Am 20. Juli beginnt der Fastenmonat Ramadan. Dann ist es erst einmal vorbei mit der Feierei. Also heiraten viele Paare im Kosovo noch vorher. Das kann in Stress ausarten, wie unser Balkan-Korrespondent Thomas Roser beobachtet hat.

Korrespondenten: Thomas Roser (tro)

Belgrad - Der saisonale Drang zum gemeinsamen Lebensglück verhilft auch den sonst so schmucklosen Herbergen im Kosovo zum sommerlichen Festtagsglanz. Weiße Girlanden und Blumengestecke zieren die Wände und Tische des Festsaals im Motel Navron an der Ausfallstraße von Prizren. Routiniert belegen fleißige Hände unzählige Vorspeisenteller, der Pianist entlockt seinem elektronischen Instrument schräge Akkorde zur Probe.

 

Bei der Frage, warum Heiratswillige denn ausgerechnet an einem Montag den Bund der Ehe suchen, blickt der Rezeptionist des tristen Hochzeitstempels mich müde an: „Montag, Dienstag oder Mittwoch: wir haben gerade Hochsaison! Jede Nacht werden hier Hochzeiten gefeiert.“

Die sommerliche Ferienzeit ist für Kosovos heimkehrende Gastarbeiter Hochzeitszeit. Nicht nur die niedrigeren Kosten für das große Fest lässt die Junggesellen lieber in der Heimat als im teuren Westeuropa zum Standesamt schreiten. Es ist auch der große Verwandtschafts- und Freundeskreis, der die Söhne und Töchter des jungen Staates bei ihren Hochzeiten in riesigen Sälen eher klotzen als kleckern lässt.

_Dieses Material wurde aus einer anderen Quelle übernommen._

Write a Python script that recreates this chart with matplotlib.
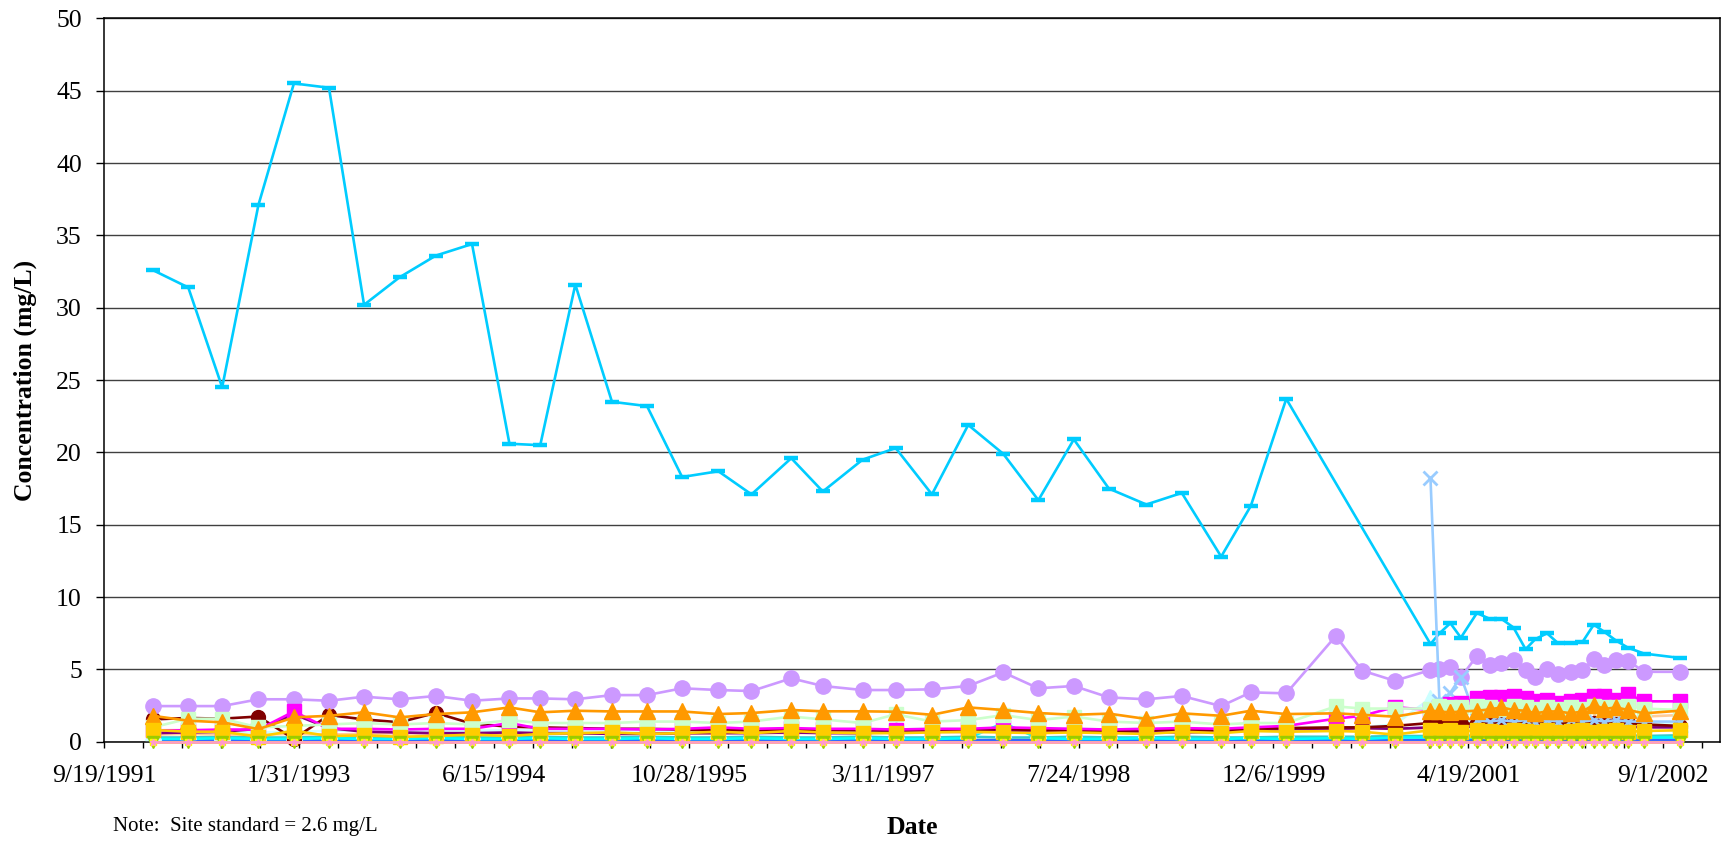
import numpy as np
import pandas as pd
import matplotlib
matplotlib.use('Agg')
import matplotlib.pyplot as plt

plt.rcParams['font.family'] = ['Liberation Serif', 'DejaVu Serif']

############### sampling dates
# quarterly sampling 1992-2000
dates_q = ['1992-01-22', '1992-04-22', '1992-07-18', '1992-10-19', '1993-01-18', '1993-04-18',
           '1993-07-17', '1993-10-16', '1994-01-17', '1994-04-20', '1994-07-25', '1994-10-12',
           '1995-01-10', '1995-04-14', '1995-07-13', '1995-10-11', '1996-01-12', '1996-04-06',
           '1996-07-17', '1996-10-06', '1997-01-16', '1997-04-11', '1997-07-13', '1997-10-14',
           '1998-01-12', '1998-04-12', '1998-07-12', '1998-10-10', '1999-01-14', '1999-04-15',
           '1999-07-25', '1999-10-09', '2000-01-08']
# extra rounds in 2000
dates_2000 = ['2000-05-14', '2000-07-21', '2000-10-12']
# monthly sampling 2001-2002
dates_m = ['2001-01-12', '2001-02-04', '2001-03-04', '2001-03-31', '2001-05-11', '2001-06-13',
           '2001-07-13', '2001-08-13', '2001-09-13', '2001-10-08', '2001-11-07', '2001-12-06',
           '2002-01-07', '2002-02-06', '2002-03-07', '2002-04-03', '2002-05-03', '2002-06-03',
           '2002-07-14', '2002-10-13']

############### concentrations (mg/L)
cyan_q = [32.6, 31.4, 24.5, 37.1, 45.5, 45.2, 30.2, 32.1, 33.6, 34.4, 20.6, 20.5, 31.6, 23.5,
          23.2, 18.3, 18.7, 17.1, 19.6, 17.3, 19.5, 20.3, 17.1, 21.9, 19.9, 16.7, 20.9, 17.5,
          16.4, 17.2, 12.8, 16.3, 23.7]
cyan_m = [6.76, 7.5, 8.2, 7.2, 8.9, 8.5, 8.5, 7.9, 6.4, 7.1, 7.5, 6.8, 6.8, 6.9, 8.1, 7.6,
          7.0, 6.5, 6.1, 5.8]

lav_q = [2.47, 2.47, 2.47, 2.94, 2.94, 2.84, 3.12, 2.94, 3.17, 2.84, 3.0, 3.0, 2.94, 3.23,
         3.23, 3.70, 3.58, 3.51, 4.39, 3.86, 3.58, 3.58, 3.63, 3.86, 4.80, 3.70, 3.86, 3.07,
         2.94, 3.17, 2.47, 3.42, 3.35]
lav_2000 = [7.31, 4.92, 4.22]
lav_m = [4.96, 5.01, 5.19, 4.46, 5.93, 5.31, 5.42, 5.65, 4.96, 4.5, 5.01, 4.68, 4.84, 4.96,
         5.70, 5.31, 5.65, 5.6, 4.84, 4.84]

orange_q = [1.8, 1.46, 1.35, 0.88, 1.69, 1.8, 2.04, 1.69, 1.92, 2.04, 2.38, 2.04, 2.15, 2.1,
            2.1, 2.1, 1.92, 1.99, 2.2, 2.11, 2.11, 2.08, 1.87, 2.38, 2.2, 1.99, 1.87, 1.95,
            1.58, 1.97, 1.8, 2.15, 1.92]
orange_2000 = [1.97, 1.87, 1.74]
orange_m = [2.15, 2.1, 2.03, 2.1, 2.15, 2.24, 2.38, 2.2, 2.15, 1.97, 2.1, 2.1, 1.97, 2.1,
            2.56, 2.27, 2.38, 2.2, 1.97, 2.15]

gold_q = [0.82, 0.7, 0.7, 0.36, 0.77, 0.4, 0.45, 0.35, 0.4, 0.5, 0.4, 0.55, 0.6, 0.65, 0.55,
          0.6, 0.7, 0.6, 0.75, 0.65, 0.6, 0.6, 0.65, 0.7, 0.65, 0.6, 0.65, 0.6, 0.55, 0.7,
          0.6, 0.75, 0.7]
gold_2000 = [0.75, 0.7, 0.5]
gold_m = [0.8, 0.75, 0.8, 0.7, 0.8, 0.75, 0.7, 0.8, 0.75, 0.7, 0.8, 0.7, 0.75, 0.8, 0.7,
          0.75, 0.8, 0.7, 0.75, 0.8]

green_q = [1.0, 1.6, 1.6, 1.0, 1.1, 1.2, 1.3, 1.2, 1.3, 1.2, 1.5, 1.3, 1.3, 1.3, 1.4, 1.4,
           1.3, 1.4, 1.75, 1.55, 1.3, 1.9, 1.4, 1.5, 1.85, 1.5, 1.75, 1.4, 1.3, 1.4, 1.2,
           1.3, 1.3]
green_2000 = [2.45, 2.3, 2.3]
green_m = [2.3, 2.5, 2.4, 2.4, 2.5, 2.4, 2.3, 2.5, 2.4, 2.3, 2.4, 2.3, 2.4, 2.3, 2.5, 2.4,
           2.4, 2.5, 2.3, 2.2]

magenta_q = [0.8, 0.8, 0.85, 0.85, 2.1, 0.9, 0.9, 0.85, 0.9, 0.9, 1.3, 0.9, 0.9, 0.9, 0.85,
             0.9, 1.0, 0.9, 0.95, 0.9, 0.9, 0.85, 0.9, 0.9, 1.0, 0.95, 0.9, 0.85, 0.9, 0.95,
             0.9, 1.0, 1.1]
magenta_2000 = [1.6, 1.8, 2.4]
magenta_m = [2.2, 2.4, 2.6, 2.7, 3.0, 3.1, 3.1, 3.2, 3.0, 2.8, 2.9, 2.7, 2.8, 2.9, 3.2, 3.2,
             2.9, 3.3, 2.8, 2.8]

maroon_q = [1.55, 1.65, 1.6, 1.75, 0.2, 1.85, 1.55, 1.35, 2.0, 1.25, 1.05, 1.0, 0.95, 0.9,
            0.9, 0.85, 0.8, 0.8, 0.85, 0.8, 0.8, 0.8, 0.85, 0.8, 0.9, 0.8, 0.8, 0.75, 0.8,
            0.85, 0.8, 0.9, 0.95]
maroon_2000 = [1.0, 1.0, 1.1]
maroon_m = [1.3, 1.2, 1.3, 1.2, 1.3, 1.3, 1.2, 1.3, 1.2, 1.3, 1.3, 1.2, 1.3, 1.2, 1.3, 1.3,
            1.2, 1.3, 1.2, 1.1]

dpurple_q = [0.6, 0.65, 0.7, 0.9, 1.9, 0.95, 0.7, 0.65, 0.6, 0.6, 0.65, 0.6, 0.6, 0.55, 0.55,
             0.6, 0.6, 0.6, 0.65, 0.6, 0.6, 0.7, 0.7, 0.7, 0.75, 0.7, 0.75, 0.7, 0.7, 0.65,
             0.7, 0.8, 0.9]
dpurple_2000 = [0.9, 0.95, 0.9]
dpurple_m = [1.0, 1.05, 1.0, 1.1, 1.0, 1.05, 1.0, 1.1, 1.0, 1.05, 1.0, 1.05, 1.1, 1.0, 1.05,
             1.0, 1.1, 1.05, 1.0, 1.0]

pale_q = [0.7, 0.75, 0.7, 0.65, 0.7, 0.75, 0.8, 0.75, 0.8, 0.75, 0.8, 0.8, 0.75, 0.8, 0.8,
          0.75, 0.8, 0.85, 0.8, 0.85, 0.8, 0.85, 0.9, 0.85, 0.9, 0.85, 0.9, 0.85, 0.9, 0.85,
          0.9, 0.85, 0.9]
pale_2000 = [0.95, 1.0, 1.2]
pale_m = [3.0, 2.6, 2.2, 1.5, 1.3, 1.3, 1.2, 1.3, 1.2, 1.3, 1.2, 1.3, 1.2, 1.3, 1.2, 1.3,
          1.2, 1.3, 1.2, 1.2]

ltblue_m = [18.2, 2.8, 3.4, 4.5, 1.5, 1.4, 1.5, 1.4, 1.5, 1.4, 1.5, 1.4, 1.5, 1.4, 1.5, 1.4,
            1.5, 1.4, 1.4, 1.4]

peach_q = [0.5, 0.55, 0.5, 0.5, 0.55, 0.5, 0.55, 0.6, 0.55, 0.6, 0.55, 0.6, 0.55, 0.6, 0.6,
           0.55, 0.6, 0.65, 0.6, 0.65, 0.6, 0.65, 0.7, 0.65, 0.7, 0.65, 0.7, 0.75, 0.7, 0.75,
           0.8, 0.8, 0.85]
peach_2000 = [0.85, 0.9, 0.9]
peach_m = [0.95, 1.0, 1.05, 1.1, 1.15, 1.2, 1.25, 1.3, 1.3, 1.35, 1.4, 1.45, 1.5, 1.5, 1.55,
           1.6, 1.65, 1.7, 1.75, 1.85]

teal_q = [0.3, 0.3, 0.35, 0.3, 0.3, 0.35, 0.3, 0.3, 0.35, 0.3, 0.3, 0.35, 0.3, 0.3, 0.35,
          0.3, 0.3, 0.35, 0.3, 0.3, 0.35, 0.3, 0.3, 0.35, 0.3, 0.3, 0.35, 0.3, 0.3, 0.35,
          0.3, 0.3, 0.35]
teal_2000 = [0.35, 0.35, 0.4]
teal_m = [0.4, 0.45, 0.4, 0.45, 0.4, 0.45, 0.4, 0.45, 0.4, 0.45, 0.4, 0.45, 0.4, 0.45, 0.4,
          0.45, 0.4, 0.45, 0.4, 0.45]

cyan2_q = [0.2, 0.2, 0.25, 0.2, 0.2, 0.25, 0.2, 0.2, 0.25, 0.2, 0.2, 0.25, 0.2, 0.2, 0.25,
           0.2, 0.2, 0.25, 0.2, 0.2, 0.25, 0.2, 0.2, 0.25, 1.3, 0.25, 0.2, 0.2, 0.25, 0.2,
           0.2, 0.25, 0.2]
cyan2_2000 = [0.25, 0.2, 0.3]
cyan2_m = [0.3, 0.25, 0.3, 0.25, 0.3, 0.25, 0.3, 0.25, 0.3, 0.25, 0.3, 0.25, 0.3, 0.25, 0.3,
           0.25, 0.3, 0.25, 0.3, 0.3]

blue_q = [0.12] * 33
blue_2000 = [0.12, 0.12, 0.12]
blue_m = [0.15] * 20

zero_q = [0.0] * 33
zero_2000 = [0.0, 0.0, 0.0]
zero_m = [0.0] * 20

fig = plt.figure(figsize=(17.26, 8.43), dpi=100)
ax = fig.add_axes([0.0603, 0.12, 0.9365, 0.8583])


def serie(datas, valores, cor, marcador, ms, lw=1.9, mew=1.0, z=2):
    ax.plot(pd.to_datetime(datas), valores, color=cor, marker=marcador, ms=ms,
            mfc=cor, mec=cor, mew=mew, lw=lw, clip_on=False, zorder=z)


all_dates = dates_q + dates_2000 + dates_m

# back to front
serie(dates_q + dates_m, cyan_q + cyan_m, '#00CCFF', '_', 10, mew=3.2, z=2)
serie(all_dates, blue_q + blue_2000 + blue_m, '#3366FF', 's', 4, z=3)
serie(all_dates, teal_q + teal_2000 + teal_m, '#33CCCC', 'o', 4, z=3)
serie(all_dates, cyan2_q + cyan2_2000 + cyan2_m, '#00FFFF', '^', 5, z=3)
serie(all_dates, peach_q + peach_2000 + peach_m, '#FFCC99', '|', 9, mew=2, z=3)
serie(all_dates, pale_q + pale_2000 + pale_m, '#CCFFFF', '^', 11, z=3)
serie(all_dates, dpurple_q + dpurple_2000 + dpurple_m, '#800080', '*', 6, z=4)
serie(all_dates, maroon_q + maroon_2000 + maroon_m, '#800000', 'o', 10, z=4)
serie(all_dates, lav_q + lav_2000 + lav_m, '#CC99FF', 'o', 11, z=5)
serie(dates_m, ltblue_m, '#99CCFF', 'x', 10, mew=2, z=5)
serie(all_dates, magenta_q + magenta_2000 + magenta_m, '#FF00FF', 's', 10, z=6)
serie(all_dates, green_q + green_2000 + green_m, '#CCFFCC', 's', 10, z=6)
serie(all_dates, orange_q + orange_2000 + orange_m, '#FF9900', '^', 11, z=7)
serie(all_dates, gold_q + gold_2000 + gold_m, '#FFCC00', 's', 10.5, z=8)
serie(all_dates, zero_q + zero_2000 + zero_m, '#99CC00', 'v', 8, z=8)
serie(all_dates, zero_q + zero_2000 + zero_m, '#FFFF00', 's', 4, z=8)
serie(all_dates, zero_q + zero_2000 + zero_m, '#FF99CC', '*', 5, z=8)

# axes
inicio = pd.Timestamp('1991-09-19')
ax.set_xlim(inicio, inicio + pd.Timedelta(days=4147))
ax.set_ylim(0, 50)
ticks = pd.date_range(inicio, periods=42, freq='100D')
ax.set_xticks(ticks)
ax.set_xticklabels([f'{d.month}/{d.day}/{d.year}' if i % 5 == 0 else ''
                    for i, d in enumerate(ticks)])
ax.set_yticks(np.arange(0, 51, 5))
ax.tick_params(axis='x', direction='out', length=4.5, width=1, labelsize=18.5, pad=12)
ax.tick_params(axis='y', direction='out', length=6, width=1, labelsize=18.5, pad=10)
ax.yaxis.grid(True, color='#404040', lw=1.0)
ax.set_axisbelow(True)
for s in ax.spines.values():
    s.set_color('black')
    s.set_linewidth(1.1)

ax.set_ylabel('Concentration (mg/L)', fontsize=18.5, fontweight='bold', va='center')
ax.yaxis.set_label_coords(-0.049, 0.5)
ax.set_xlabel('Date', fontsize=18.5, fontweight='bold', va='center')
ax.xaxis.set_label_coords(0.5, -0.119)
fig.text(113 / 1726, 1 - 831 / 843, 'Note:  Site standard = 2.6 mg/L', fontsize=15,
         ha='left', va='baseline')

plt.savefig('out.png', dpi=100)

Köche, Kapellen, Geistliche – alles will früh gebucht sein

Die Hochzeitsfeiern mit mehreren Hundert Gästen seien keineswegs eine Ausnahme, erzählt mir in Prizren auf einer Bierterrasse der Lokaljournalist Reski: 10 000 Euro habe seine Schwiegertochter bei ihrer Hochzeit verjubelt. Doch nicht nur für das Brautpaar bedeutet der angeblich schönste Tag des Lebens frühen finanziellen Ehestress. Die Vielzahl der Einladungen fordert auch von den Gästen einen stattlichen Geschenkobolus. Allein in der vergangenen Woche habe er auf zwei Hochzeiten getanzt, berichtet Idro aus Peja: „Mein Hochzeitsbedarf ist für diesen Sommer gedeckt.“

Der große Andrang macht die Ressourcen knapp. Frühzeitig gilt es, für die sommerlichen Hochzeiten Köche, Kapellen, Geistliche und vor allem einen ausreichend großen Festsaal zu buchen. Zu einem zusätzlichen Reservierungsstress führt seit dem vergangenen Jahr der islamische Ramadan. Alljährlich rückt der für Familienfeiern ungeeignete Fastenmonat 15 Tage nach vorne und blockiert derzeit die Hälfte der Hochzeitssaison: Denn beim Fasten wird nicht gefeiert. In seinem Heimatdorf seien alle Hochzeitstermine für das kommende Jahr bereits ausgebucht, erzählt Reski: Selbst im Jahr 2014 seien auf den ausgehängten Hochzeitslisten im Dorf nur noch wenige Termine frei.

2015 ist Ramadan im Juni, der Sommer ist also wieder frei!

Mitternacht ist längst vorbei. Und noch immer ringeln sich im Motel Navron die Damen in ihren glänzenden Festtagsroben mit erhobenen Händen unermüdlich im Reigentanz. Das Ende der schlaflosen Nächte sei im Navron bald passé, versichert der Rezeptionist, der mittlerweile auf dem Kunstledersofa der Lobby sitzt: Vom 20. Juli bis 18. August ist in diesem Jahr der Ramadan – und verursacht eine einmonatige Unterbrechung der Hochzeitssaison.

Spätestens von 2015 an dürfte es auch für die ermatteten Feierprofis in der Partyhöhle des Navron endlich etwas Entlastung an der Hochzeitsfront geben. Dann ist der Ramadan nämlich in den Juni gewandert. Und dann können Kosovos heiratswillige Heimaturlauber im Sommer endlich wieder Hochzeitspläne schmieden.